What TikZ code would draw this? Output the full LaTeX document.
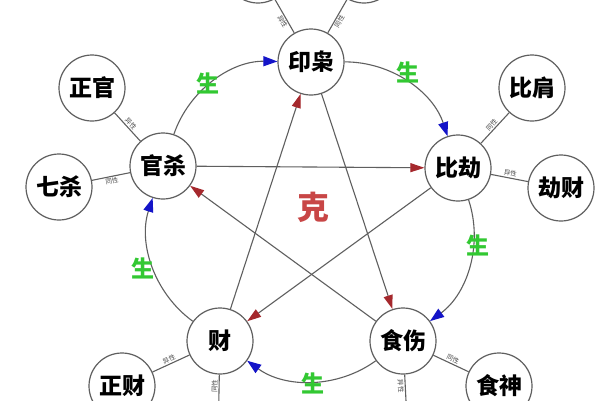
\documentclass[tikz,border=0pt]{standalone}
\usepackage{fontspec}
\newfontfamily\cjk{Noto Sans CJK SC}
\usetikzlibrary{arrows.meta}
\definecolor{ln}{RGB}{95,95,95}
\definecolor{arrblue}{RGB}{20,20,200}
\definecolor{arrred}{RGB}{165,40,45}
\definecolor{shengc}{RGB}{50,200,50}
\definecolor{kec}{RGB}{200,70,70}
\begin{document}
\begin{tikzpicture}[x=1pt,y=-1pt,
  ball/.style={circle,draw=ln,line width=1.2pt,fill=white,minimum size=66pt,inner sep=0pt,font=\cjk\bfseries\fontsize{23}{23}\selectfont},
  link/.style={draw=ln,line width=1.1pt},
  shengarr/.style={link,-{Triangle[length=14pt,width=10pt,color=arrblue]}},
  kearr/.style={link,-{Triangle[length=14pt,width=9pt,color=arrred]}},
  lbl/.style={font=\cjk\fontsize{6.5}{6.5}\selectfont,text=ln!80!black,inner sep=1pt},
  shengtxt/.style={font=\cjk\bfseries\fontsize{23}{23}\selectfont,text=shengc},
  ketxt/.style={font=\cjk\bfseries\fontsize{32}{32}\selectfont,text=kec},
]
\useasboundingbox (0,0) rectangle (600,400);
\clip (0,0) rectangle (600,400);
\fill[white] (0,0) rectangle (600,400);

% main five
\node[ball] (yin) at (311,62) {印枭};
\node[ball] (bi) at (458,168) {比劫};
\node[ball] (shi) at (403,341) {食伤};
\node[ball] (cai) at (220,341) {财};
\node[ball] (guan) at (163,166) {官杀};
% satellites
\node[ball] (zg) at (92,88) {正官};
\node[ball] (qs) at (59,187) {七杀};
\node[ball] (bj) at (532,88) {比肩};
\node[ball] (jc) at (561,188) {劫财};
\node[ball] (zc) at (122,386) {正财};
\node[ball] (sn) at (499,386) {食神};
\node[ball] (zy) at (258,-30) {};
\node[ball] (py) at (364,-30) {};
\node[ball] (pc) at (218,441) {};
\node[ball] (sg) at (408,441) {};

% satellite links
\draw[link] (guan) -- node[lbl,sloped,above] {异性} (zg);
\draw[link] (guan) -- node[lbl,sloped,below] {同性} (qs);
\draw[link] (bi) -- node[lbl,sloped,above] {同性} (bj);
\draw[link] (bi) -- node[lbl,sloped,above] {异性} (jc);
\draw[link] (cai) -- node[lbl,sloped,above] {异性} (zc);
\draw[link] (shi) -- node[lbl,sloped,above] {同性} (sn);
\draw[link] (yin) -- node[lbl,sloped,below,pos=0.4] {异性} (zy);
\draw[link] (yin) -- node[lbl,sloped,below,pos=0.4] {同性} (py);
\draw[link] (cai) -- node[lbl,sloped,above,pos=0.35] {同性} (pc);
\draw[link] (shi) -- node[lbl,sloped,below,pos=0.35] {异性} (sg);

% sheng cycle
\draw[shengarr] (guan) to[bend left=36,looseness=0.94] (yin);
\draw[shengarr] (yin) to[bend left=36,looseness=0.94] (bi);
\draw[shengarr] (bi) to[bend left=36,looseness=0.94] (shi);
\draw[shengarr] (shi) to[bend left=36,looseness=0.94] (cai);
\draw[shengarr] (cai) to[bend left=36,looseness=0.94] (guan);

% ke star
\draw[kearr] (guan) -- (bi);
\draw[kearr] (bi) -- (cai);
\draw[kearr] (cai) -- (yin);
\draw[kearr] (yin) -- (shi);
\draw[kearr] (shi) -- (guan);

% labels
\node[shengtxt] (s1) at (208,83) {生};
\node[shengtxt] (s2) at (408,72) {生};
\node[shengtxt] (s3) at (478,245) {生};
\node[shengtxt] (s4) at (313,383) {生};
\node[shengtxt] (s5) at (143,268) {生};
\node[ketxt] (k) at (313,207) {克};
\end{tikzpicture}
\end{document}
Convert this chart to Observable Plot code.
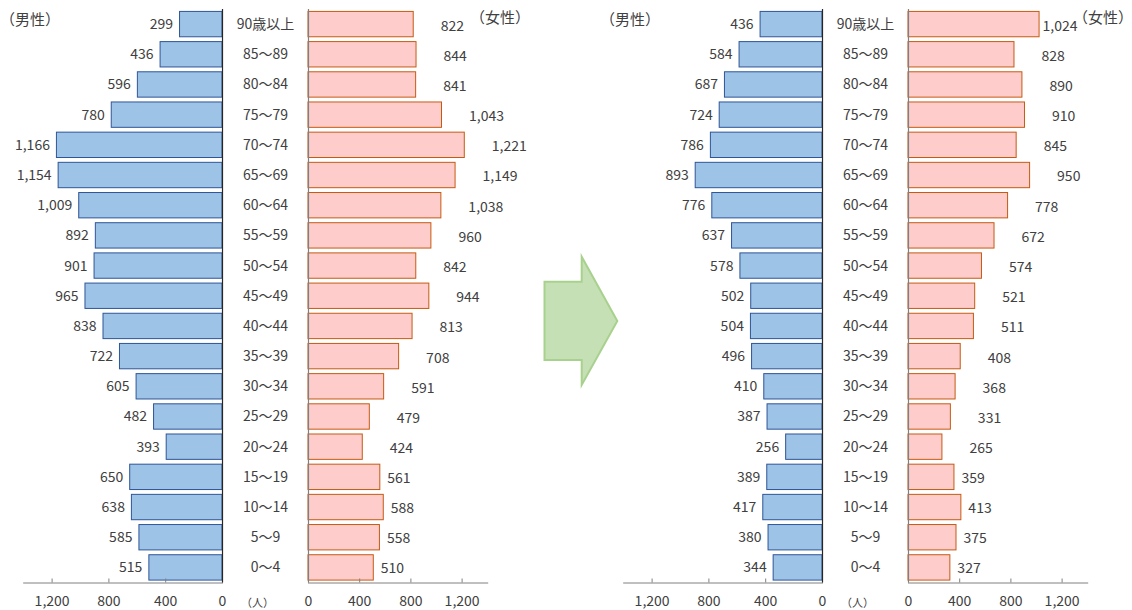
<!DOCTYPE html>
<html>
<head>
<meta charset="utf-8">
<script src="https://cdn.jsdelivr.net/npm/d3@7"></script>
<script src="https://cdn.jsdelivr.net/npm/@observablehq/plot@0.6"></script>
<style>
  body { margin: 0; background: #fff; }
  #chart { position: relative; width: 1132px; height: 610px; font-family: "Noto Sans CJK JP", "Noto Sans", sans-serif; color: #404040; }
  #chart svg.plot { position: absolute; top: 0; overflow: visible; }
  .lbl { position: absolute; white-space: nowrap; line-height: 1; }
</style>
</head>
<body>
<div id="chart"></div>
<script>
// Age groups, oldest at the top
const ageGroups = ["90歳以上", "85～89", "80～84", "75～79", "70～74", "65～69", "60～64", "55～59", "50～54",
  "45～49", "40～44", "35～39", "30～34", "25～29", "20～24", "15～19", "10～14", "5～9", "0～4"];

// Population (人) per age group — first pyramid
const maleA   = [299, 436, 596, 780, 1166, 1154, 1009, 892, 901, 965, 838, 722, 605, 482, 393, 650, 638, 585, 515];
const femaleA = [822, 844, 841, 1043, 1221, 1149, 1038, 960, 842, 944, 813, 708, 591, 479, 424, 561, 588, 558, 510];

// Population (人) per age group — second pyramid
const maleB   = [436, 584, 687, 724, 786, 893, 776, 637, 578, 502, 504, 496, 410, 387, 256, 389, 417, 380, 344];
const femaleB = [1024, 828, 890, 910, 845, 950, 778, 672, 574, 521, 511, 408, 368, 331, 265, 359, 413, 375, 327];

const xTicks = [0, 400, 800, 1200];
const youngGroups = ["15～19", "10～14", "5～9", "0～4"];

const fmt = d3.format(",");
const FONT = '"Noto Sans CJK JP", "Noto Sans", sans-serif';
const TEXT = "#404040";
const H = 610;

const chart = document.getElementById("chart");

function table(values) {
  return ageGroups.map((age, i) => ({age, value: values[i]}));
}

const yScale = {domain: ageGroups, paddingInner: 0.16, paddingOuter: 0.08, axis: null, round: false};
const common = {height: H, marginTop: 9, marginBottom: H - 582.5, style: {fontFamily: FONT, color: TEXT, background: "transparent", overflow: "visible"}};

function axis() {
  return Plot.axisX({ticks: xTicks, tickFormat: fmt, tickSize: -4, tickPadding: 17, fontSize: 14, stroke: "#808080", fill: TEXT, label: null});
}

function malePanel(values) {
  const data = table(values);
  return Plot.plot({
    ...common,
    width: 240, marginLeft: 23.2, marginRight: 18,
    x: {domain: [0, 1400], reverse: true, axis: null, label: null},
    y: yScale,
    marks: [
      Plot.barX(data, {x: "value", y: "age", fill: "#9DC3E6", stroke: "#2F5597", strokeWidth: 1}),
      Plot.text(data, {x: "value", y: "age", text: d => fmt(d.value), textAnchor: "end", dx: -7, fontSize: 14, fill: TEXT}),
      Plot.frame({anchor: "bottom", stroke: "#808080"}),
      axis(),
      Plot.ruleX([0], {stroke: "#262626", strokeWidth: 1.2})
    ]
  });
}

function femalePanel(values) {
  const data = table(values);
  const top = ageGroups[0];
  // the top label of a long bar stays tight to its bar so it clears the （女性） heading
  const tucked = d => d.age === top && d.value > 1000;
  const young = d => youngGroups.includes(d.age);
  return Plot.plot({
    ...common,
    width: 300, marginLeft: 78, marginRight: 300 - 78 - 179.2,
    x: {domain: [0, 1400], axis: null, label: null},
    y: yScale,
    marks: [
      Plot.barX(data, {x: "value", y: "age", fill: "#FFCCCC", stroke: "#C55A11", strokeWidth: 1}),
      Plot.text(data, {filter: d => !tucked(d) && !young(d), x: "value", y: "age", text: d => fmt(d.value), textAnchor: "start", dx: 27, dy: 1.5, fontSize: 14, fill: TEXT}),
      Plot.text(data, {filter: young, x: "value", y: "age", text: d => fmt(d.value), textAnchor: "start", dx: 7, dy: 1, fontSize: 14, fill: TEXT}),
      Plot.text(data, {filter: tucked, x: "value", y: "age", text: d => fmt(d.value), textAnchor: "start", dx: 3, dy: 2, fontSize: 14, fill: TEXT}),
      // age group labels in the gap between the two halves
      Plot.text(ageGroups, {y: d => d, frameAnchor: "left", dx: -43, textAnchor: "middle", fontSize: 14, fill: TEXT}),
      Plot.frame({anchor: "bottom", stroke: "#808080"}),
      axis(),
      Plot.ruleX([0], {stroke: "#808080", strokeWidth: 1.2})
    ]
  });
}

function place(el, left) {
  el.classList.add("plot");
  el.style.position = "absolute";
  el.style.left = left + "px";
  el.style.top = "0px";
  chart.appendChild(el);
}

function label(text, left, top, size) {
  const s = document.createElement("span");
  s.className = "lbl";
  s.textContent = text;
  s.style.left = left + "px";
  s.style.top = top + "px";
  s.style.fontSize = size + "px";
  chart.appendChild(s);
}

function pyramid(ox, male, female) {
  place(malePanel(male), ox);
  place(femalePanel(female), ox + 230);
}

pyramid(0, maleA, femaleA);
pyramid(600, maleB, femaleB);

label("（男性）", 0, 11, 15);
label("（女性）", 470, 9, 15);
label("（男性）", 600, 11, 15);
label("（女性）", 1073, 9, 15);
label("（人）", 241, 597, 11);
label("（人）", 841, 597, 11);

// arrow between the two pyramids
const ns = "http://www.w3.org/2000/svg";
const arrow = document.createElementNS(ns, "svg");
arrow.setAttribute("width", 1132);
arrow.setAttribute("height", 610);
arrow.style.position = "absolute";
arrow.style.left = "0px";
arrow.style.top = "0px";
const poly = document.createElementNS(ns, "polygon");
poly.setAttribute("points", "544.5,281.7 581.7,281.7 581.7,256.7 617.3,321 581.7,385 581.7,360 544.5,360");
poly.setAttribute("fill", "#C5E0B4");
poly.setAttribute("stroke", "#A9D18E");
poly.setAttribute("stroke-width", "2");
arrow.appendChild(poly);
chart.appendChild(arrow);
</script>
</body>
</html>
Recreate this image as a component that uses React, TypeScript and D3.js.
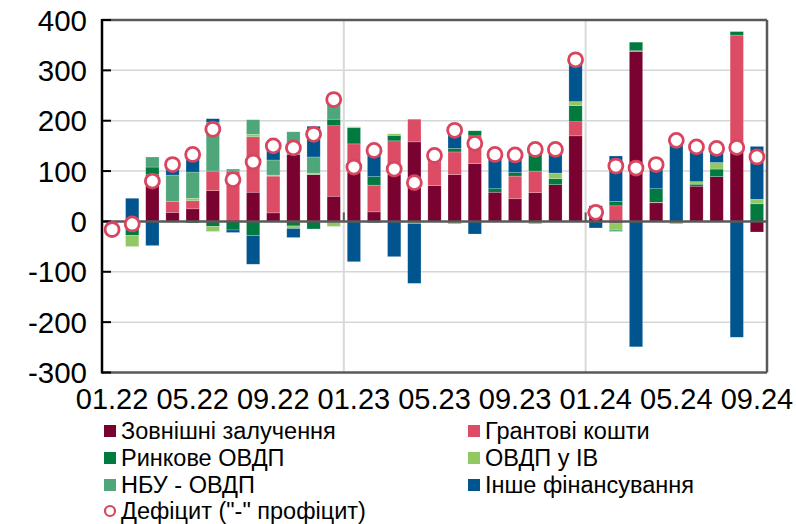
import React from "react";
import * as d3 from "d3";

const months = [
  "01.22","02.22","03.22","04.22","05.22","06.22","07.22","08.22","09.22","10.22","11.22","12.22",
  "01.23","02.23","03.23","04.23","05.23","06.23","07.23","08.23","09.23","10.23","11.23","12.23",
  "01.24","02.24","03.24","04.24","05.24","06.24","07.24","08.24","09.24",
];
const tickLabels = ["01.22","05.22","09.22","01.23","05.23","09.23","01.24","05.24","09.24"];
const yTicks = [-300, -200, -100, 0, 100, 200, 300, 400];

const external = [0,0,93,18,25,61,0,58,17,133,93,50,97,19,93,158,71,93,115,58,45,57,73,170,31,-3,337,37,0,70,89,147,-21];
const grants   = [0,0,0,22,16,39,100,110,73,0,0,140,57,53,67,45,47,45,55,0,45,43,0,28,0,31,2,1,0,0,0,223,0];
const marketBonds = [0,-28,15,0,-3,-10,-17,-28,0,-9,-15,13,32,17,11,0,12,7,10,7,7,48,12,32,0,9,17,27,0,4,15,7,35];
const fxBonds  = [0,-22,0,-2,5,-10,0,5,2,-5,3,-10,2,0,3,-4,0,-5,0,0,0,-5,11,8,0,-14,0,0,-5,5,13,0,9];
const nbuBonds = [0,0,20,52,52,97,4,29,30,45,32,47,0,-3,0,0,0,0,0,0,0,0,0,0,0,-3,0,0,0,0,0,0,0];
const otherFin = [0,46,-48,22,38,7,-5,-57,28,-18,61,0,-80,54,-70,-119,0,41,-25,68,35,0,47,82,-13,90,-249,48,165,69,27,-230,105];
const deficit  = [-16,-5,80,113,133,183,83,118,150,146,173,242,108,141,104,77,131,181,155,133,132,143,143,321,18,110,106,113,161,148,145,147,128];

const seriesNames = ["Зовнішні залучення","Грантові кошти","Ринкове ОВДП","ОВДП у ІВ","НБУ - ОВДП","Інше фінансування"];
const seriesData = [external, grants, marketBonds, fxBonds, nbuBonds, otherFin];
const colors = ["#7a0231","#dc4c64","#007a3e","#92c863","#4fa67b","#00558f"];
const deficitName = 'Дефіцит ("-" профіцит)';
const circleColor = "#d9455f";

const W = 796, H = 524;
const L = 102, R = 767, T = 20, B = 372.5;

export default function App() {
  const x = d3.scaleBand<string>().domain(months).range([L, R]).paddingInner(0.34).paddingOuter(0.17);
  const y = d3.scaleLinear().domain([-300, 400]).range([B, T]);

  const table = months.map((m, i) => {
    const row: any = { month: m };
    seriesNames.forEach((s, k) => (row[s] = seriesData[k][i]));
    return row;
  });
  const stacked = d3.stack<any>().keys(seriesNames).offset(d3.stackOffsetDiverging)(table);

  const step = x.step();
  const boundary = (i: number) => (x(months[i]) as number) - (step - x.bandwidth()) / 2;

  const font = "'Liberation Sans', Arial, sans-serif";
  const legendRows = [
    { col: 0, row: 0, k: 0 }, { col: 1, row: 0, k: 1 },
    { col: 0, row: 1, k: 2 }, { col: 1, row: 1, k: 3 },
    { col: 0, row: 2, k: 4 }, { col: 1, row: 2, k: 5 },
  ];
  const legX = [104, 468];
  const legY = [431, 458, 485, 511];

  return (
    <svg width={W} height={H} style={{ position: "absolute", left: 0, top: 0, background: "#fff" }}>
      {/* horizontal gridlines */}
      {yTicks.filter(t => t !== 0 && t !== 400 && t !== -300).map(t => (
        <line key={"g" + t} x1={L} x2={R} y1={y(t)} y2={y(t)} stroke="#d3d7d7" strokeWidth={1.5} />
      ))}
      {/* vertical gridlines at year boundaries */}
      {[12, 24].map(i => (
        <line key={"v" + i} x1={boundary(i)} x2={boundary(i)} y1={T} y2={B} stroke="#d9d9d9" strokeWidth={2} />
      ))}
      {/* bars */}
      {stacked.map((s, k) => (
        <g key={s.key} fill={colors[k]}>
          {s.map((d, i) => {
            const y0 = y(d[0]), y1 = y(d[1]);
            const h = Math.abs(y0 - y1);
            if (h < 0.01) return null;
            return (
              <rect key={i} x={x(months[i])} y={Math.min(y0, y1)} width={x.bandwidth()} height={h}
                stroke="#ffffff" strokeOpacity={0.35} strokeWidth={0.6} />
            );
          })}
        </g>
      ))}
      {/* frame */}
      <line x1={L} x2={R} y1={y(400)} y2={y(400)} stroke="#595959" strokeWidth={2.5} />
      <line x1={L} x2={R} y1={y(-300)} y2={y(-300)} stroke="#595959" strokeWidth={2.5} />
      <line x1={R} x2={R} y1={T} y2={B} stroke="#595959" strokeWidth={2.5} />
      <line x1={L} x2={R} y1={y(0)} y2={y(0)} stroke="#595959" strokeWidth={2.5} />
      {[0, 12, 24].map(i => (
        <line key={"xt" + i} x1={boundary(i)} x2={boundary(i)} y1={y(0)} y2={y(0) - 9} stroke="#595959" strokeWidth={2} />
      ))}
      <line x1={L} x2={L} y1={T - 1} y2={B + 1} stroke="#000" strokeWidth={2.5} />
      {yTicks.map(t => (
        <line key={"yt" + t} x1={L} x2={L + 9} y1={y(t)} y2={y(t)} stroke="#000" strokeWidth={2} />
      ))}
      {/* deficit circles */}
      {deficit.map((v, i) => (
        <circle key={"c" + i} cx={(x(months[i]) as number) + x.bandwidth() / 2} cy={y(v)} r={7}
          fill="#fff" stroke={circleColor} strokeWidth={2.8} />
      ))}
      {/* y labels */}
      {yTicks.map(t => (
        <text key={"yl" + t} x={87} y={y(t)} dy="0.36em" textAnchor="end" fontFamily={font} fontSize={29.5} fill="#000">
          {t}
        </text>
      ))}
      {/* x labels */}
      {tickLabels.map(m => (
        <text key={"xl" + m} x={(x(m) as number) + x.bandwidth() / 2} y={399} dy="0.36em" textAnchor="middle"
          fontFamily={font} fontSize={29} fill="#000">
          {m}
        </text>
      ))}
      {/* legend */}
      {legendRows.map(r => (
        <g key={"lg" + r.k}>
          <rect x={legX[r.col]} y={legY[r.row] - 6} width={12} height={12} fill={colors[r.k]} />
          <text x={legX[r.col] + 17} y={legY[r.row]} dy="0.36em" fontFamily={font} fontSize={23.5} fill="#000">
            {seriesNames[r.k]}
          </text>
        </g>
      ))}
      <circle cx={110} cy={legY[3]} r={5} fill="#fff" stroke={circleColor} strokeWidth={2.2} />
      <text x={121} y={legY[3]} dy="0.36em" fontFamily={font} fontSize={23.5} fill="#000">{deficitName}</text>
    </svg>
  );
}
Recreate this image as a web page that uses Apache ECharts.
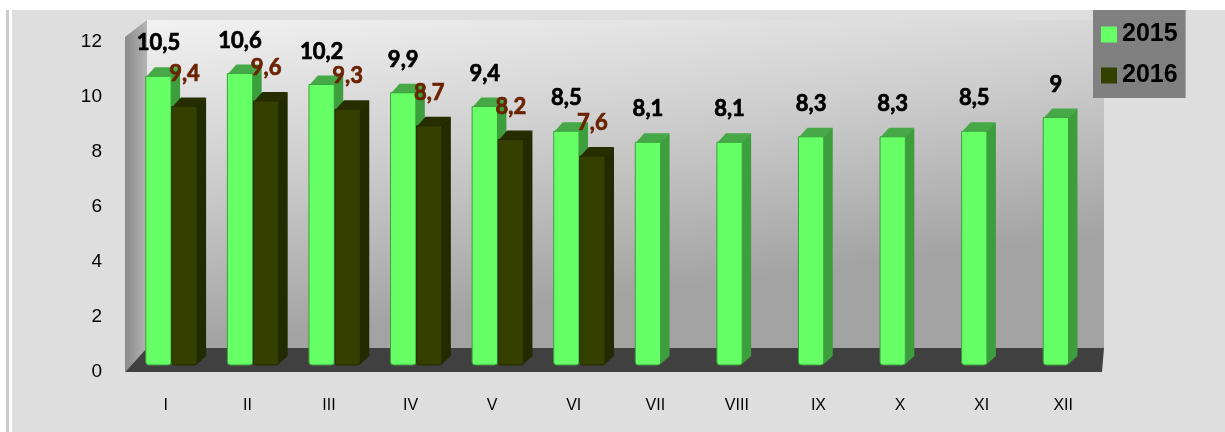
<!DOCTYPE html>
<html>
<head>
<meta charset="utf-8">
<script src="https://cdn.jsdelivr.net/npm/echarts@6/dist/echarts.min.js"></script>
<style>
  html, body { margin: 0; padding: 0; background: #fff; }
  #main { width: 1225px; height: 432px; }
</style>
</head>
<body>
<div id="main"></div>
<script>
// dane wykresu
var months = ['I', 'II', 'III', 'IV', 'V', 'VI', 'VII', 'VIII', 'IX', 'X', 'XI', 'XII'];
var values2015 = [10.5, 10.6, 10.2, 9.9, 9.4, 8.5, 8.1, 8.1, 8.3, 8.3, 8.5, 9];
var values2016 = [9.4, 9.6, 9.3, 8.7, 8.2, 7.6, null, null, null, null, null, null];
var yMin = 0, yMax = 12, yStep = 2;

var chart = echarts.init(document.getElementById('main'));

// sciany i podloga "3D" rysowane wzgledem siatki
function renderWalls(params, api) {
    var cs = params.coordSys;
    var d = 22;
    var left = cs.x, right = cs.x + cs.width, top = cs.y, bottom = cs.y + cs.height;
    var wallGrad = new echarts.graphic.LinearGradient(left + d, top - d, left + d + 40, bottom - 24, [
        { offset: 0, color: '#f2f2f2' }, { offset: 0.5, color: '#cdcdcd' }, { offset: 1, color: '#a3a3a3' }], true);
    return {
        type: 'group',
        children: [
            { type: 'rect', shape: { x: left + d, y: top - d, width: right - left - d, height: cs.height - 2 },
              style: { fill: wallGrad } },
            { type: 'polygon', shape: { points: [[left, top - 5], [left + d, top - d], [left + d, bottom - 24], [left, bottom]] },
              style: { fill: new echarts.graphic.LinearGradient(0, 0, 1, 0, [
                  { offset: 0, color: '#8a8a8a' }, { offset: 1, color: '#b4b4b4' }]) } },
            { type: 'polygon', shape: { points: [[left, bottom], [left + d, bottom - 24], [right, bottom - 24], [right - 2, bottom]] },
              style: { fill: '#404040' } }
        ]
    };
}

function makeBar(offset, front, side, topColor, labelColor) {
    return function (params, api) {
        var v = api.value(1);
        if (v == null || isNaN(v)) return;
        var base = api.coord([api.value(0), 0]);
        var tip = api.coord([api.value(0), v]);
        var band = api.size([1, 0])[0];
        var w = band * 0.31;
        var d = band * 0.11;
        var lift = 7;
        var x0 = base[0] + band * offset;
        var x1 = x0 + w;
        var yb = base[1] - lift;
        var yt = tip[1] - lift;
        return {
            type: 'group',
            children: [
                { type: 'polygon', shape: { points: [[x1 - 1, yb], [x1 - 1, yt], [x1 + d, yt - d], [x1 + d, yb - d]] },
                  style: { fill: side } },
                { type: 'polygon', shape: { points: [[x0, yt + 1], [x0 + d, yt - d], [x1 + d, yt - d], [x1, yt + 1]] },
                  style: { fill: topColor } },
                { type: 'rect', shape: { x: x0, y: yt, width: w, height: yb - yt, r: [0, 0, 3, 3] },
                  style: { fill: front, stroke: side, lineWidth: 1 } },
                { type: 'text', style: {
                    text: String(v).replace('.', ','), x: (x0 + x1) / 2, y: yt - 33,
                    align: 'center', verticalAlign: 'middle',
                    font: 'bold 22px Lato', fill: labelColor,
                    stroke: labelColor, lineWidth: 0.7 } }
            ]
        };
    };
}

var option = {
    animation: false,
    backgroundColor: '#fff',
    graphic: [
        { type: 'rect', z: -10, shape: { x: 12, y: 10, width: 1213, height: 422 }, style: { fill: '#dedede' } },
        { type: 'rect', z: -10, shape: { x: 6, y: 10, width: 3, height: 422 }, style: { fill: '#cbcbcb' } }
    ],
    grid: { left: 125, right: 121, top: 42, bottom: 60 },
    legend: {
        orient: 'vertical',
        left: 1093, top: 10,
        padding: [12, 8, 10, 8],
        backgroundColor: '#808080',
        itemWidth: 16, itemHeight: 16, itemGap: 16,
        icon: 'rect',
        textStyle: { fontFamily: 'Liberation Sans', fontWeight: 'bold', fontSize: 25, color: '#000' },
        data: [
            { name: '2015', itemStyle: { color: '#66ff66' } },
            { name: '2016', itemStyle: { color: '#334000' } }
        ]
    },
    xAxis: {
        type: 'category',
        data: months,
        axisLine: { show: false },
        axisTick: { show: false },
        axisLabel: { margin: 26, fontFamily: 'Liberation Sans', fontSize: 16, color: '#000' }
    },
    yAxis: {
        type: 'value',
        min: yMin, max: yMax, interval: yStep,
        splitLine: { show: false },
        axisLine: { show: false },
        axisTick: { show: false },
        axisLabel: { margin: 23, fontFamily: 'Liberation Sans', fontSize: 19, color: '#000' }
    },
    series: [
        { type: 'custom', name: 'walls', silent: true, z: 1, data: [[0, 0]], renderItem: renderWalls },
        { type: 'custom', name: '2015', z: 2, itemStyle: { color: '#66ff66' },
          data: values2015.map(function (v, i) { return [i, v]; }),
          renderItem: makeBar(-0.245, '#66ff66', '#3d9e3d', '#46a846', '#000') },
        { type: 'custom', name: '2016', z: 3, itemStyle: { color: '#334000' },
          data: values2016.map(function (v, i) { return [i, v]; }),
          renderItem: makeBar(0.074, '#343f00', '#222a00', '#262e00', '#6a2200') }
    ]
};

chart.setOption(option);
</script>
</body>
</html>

============================================================

TASK GOAL | Extract, from the listing above, every line where the string "Recreate" occurs.

THE COMPLETED TASK |
Recreate this image as a component that uses React, TypeScript and D3.js.
Recreate this image as a web page that uses Apache ECharts.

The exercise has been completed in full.